In collaboration with historians and cultural practitioners, the project will forge a framework to build dioramas that recreate cultural biography, social history, and ritualistic acts that were intangible in nature but served a larger social role in keeping the worshiping and veneration of these images alive.
By doing so, the project hopes to offer a speculative curatorial direction that produces new rituals of coexistence for the current displaced and multicultural landscape, while providing a unified sense of shared empathy in our histories.
De-colonizing Museums
Images and Idols stored away in glass boxes with a mere barcode and number tag concealing their past, divorces the rich cultural biography and social history behind these objects.
Currently the project focuses on the Indian context, where idols undergo the process of sthapana before being placed on the pedestal for worship in temples. Sthapana is a process of giving life to a non-being/material form, bringing it to life with the community as witnesses, and establishing its being.
-
The image of Buddha, for example, holds multiple significances and meanings in different parts of the world, sharing different ritualistic perspectives will help us understand and appreciate our differences.
Rishi Mandal Yantra (traditional examples of diagram based portals)

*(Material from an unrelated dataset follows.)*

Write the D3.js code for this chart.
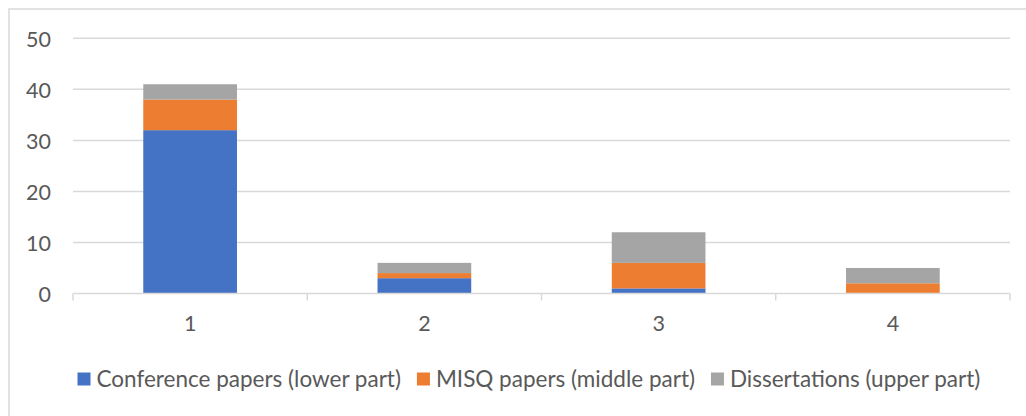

These portals would give us insights into local specificity into which they were born, consecrated, enlivened and maintained with acts of ritualistic devotional practices, providing a platform for sharing the divine reality of different cultures.
-------------
Jain Temple, The MET
Positioning of objects
The study of cultural historical objects requires sensitive positioning as their context may clash. For example, at The MET, Jain sculptures are placed alongside Kamasutra sculptures. To de-colonize them, I suggest using rituals, sthapana, and community performances to bring intangible concepts into tangible forms, fostering social healing and reconstruction.